* WHAT IS REQUIRED:
Write out the data again in full, exactly as it reads.

* DATA BLOCK:

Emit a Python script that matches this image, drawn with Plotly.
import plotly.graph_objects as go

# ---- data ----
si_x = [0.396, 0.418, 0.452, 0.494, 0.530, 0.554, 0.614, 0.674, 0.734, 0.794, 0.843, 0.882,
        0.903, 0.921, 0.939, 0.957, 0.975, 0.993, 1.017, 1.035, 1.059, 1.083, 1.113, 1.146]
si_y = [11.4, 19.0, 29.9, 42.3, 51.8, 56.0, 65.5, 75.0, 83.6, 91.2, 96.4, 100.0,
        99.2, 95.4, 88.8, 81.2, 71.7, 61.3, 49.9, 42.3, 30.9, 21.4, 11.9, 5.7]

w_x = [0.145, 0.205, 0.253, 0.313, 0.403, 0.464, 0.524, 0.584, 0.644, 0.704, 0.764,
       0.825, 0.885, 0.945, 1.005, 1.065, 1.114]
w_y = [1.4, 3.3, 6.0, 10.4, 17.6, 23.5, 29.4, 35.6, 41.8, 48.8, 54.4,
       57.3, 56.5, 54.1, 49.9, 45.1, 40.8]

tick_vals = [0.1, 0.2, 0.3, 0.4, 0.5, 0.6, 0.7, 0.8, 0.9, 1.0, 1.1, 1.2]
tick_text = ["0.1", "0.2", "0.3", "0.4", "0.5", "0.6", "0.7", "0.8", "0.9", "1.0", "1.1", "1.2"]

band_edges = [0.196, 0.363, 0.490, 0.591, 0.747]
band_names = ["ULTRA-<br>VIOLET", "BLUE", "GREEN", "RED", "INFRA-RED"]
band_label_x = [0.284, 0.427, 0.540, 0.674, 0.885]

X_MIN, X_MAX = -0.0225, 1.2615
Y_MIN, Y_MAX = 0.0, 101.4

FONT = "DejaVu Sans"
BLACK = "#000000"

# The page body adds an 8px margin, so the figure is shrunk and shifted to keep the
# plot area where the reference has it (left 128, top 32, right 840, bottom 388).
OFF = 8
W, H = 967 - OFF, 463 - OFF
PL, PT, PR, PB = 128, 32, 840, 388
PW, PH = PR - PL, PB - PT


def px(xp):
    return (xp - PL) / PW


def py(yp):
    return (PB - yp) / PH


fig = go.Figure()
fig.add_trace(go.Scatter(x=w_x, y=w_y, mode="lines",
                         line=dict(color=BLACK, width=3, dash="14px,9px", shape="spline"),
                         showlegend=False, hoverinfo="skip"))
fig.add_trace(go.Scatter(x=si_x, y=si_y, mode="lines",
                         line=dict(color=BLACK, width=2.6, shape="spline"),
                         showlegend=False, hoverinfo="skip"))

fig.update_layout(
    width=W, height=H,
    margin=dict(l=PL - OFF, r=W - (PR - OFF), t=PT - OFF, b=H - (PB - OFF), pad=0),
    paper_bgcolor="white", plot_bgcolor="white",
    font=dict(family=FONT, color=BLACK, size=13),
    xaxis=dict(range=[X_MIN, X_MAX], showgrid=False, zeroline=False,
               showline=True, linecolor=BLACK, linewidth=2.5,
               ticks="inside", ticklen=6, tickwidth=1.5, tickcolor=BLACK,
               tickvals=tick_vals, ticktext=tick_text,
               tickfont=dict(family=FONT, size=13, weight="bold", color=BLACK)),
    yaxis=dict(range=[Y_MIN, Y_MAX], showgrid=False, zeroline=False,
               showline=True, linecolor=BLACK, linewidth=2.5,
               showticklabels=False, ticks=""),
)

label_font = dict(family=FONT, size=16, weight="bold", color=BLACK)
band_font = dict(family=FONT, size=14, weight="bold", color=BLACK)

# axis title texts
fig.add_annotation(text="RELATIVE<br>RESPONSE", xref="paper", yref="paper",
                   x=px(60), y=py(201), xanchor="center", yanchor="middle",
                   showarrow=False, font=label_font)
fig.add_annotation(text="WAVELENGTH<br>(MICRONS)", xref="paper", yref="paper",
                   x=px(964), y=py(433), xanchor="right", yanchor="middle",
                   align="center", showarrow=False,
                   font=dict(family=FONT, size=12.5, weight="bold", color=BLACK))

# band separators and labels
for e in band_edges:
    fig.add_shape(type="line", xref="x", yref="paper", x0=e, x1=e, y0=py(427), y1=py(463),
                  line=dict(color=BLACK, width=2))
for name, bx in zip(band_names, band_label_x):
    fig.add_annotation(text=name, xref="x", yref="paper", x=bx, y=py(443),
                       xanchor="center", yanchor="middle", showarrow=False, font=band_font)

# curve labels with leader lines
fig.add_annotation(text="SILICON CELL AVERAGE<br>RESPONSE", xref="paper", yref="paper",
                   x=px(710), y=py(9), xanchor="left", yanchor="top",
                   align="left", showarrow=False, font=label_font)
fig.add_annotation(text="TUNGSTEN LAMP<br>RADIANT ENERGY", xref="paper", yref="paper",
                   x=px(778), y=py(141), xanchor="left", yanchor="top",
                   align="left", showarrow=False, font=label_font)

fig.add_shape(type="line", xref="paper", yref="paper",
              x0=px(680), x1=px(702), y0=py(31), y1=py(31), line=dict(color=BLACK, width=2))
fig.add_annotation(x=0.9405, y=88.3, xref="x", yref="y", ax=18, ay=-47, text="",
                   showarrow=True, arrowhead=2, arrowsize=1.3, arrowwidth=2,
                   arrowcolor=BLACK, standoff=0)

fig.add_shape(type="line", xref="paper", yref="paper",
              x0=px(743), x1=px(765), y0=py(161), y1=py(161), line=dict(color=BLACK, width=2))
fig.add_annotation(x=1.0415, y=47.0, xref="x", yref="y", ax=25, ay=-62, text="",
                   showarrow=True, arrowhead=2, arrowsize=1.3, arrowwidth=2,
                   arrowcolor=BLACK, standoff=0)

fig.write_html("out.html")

* EXERCISE RESPONSE:
Emit a Python script that matches this image, drawn with Plotly.
import plotly.graph_objects as go

# ---- data ----
si_x = [0.396, 0.418, 0.452, 0.494, 0.530, 0.554, 0.614, 0.674, 0.734, 0.794, 0.843, 0.882,
        0.903, 0.921, 0.939, 0.957, 0.975, 0.993, 1.017, 1.035, 1.059, 1.083, 1.113, 1.146]
si_y = [11.4, 19.0, 29.9, 42.3, 51.8, 56.0, 65.5, 75.0, 83.6, 91.2, 96.4, 100.0,
        99.2, 95.4, 88.8, 81.2, 71.7, 61.3, 49.9, 42.3, 30.9, 21.4, 11.9, 5.7]

w_x = [0.145, 0.205, 0.253, 0.313, 0.403, 0.464, 0.524, 0.584, 0.644, 0.704, 0.764,
       0.825, 0.885, 0.945, 1.005, 1.065, 1.114]
w_y = [1.4, 3.3, 6.0, 10.4, 17.6, 23.5, 29.4, 35.6, 41.8, 48.8, 54.4,
       57.3, 56.5, 54.1, 49.9, 45.1, 40.8]

tick_vals = [0.1, 0.2, 0.3, 0.4, 0.5, 0.6, 0.7, 0.8, 0.9, 1.0, 1.1, 1.2]
tick_text = ["0.1", "0.2", "0.3", "0.4", "0.5", "0.6", "0.7", "0.8", "0.9", "1.0", "1.1", "1.2"]

band_edges = [0.196, 0.363, 0.490, 0.591, 0.747]
band_names = ["ULTRA-<br>VIOLET", "BLUE", "GREEN", "RED", "INFRA-RED"]
band_label_x = [0.284, 0.427, 0.540, 0.674, 0.885]

X_MIN, X_MAX = -0.0225, 1.2615
Y_MIN, Y_MAX = 0.0, 101.4

FONT = "DejaVu Sans"
BLACK = "#000000"

# The page body adds an 8px margin, so the figure is shrunk and shifted to keep the
# plot area where the reference has it (left 128, top 32, right 840, bottom 388).
OFF = 8
W, H = 967 - OFF, 463 - OFF
PL, PT, PR, PB = 128, 32, 840, 388
PW, PH = PR - PL, PB - PT


def px(xp):
    return (xp - PL) / PW


def py(yp):
    return (PB - yp) / PH


fig = go.Figure()
fig.add_trace(go.Scatter(x=w_x, y=w_y, mode="lines",
                         line=dict(color=BLACK, width=3, dash="14px,9px", shape="spline"),
                         showlegend=False, hoverinfo="skip"))
fig.add_trace(go.Scatter(x=si_x, y=si_y, mode="lines",
                         line=dict(color=BLACK, width=2.6, shape="spline"),
                         showlegend=False, hoverinfo="skip"))

fig.update_layout(
    width=W, height=H,
    margin=dict(l=PL - OFF, r=W - (PR - OFF), t=PT - OFF, b=H - (PB - OFF), pad=0),
    paper_bgcolor="white", plot_bgcolor="white",
    font=dict(family=FONT, color=BLACK, size=13),
    xaxis=dict(range=[X_MIN, X_MAX], showgrid=False, zeroline=False,
               showline=True, linecolor=BLACK, linewidth=2.5,
               ticks="inside", ticklen=6, tickwidth=1.5, tickcolor=BLACK,
               tickvals=tick_vals, ticktext=tick_text,
               tickfont=dict(family=FONT, size=13, weight="bold", color=BLACK)),
    yaxis=dict(range=[Y_MIN, Y_MAX], showgrid=False, zeroline=False,
               showline=True, linecolor=BLACK, linewidth=2.5,
               showticklabels=False, ticks=""),
)

label_font = dict(family=FONT, size=16, weight="bold", color=BLACK)
band_font = dict(family=FONT, size=14, weight="bold", color=BLACK)

# axis title texts
fig.add_annotation(text="RELATIVE<br>RESPONSE", xref="paper", yref="paper",
                   x=px(60), y=py(201), xanchor="center", yanchor="middle",
                   showarrow=False, font=label_font)
fig.add_annotation(text="WAVELENGTH<br>(MICRONS)", xref="paper", yref="paper",
                   x=px(964), y=py(433), xanchor="right", yanchor="middle",
                   align="center", showarrow=False,
                   font=dict(family=FONT, size=12.5, weight="bold", color=BLACK))

# band separators and labels
for e in band_edges:
    fig.add_shape(type="line", xref="x", yref="paper", x0=e, x1=e, y0=py(427), y1=py(463),
                  line=dict(color=BLACK, width=2))
for name, bx in zip(band_names, band_label_x):
    fig.add_annotation(text=name, xref="x", yref="paper", x=bx, y=py(443),
                       xanchor="center", yanchor="middle", showarrow=False, font=band_font)

# curve labels with leader lines
fig.add_annotation(text="SILICON CELL AVERAGE<br>RESPONSE", xref="paper", yref="paper",
                   x=px(710), y=py(9), xanchor="left", yanchor="top",
                   align="left", showarrow=False, font=label_font)
fig.add_annotation(text="TUNGSTEN LAMP<br>RADIANT ENERGY", xref="paper", yref="paper",
                   x=px(778), y=py(141), xanchor="left", yanchor="top",
                   align="left", showarrow=False, font=label_font)

fig.add_shape(type="line", xref="paper", yref="paper",
              x0=px(680), x1=px(702), y0=py(31), y1=py(31), line=dict(color=BLACK, width=2))
fig.add_annotation(x=0.9405, y=88.3, xref="x", yref="y", ax=18, ay=-47, text="",
                   showarrow=True, arrowhead=2, arrowsize=1.3, arrowwidth=2,
                   arrowcolor=BLACK, standoff=0)

fig.add_shape(type="line", xref="paper", yref="paper",
              x0=px(743), x1=px(765), y0=py(161), y1=py(161), line=dict(color=BLACK, width=2))
fig.add_annotation(x=1.0415, y=47.0, xref="x", yref="y", ax=25, ay=-62, text="",
                   showarrow=True, arrowhead=2, arrowsize=1.3, arrowwidth=2,
                   arrowcolor=BLACK, standoff=0)

fig.write_html("out.html")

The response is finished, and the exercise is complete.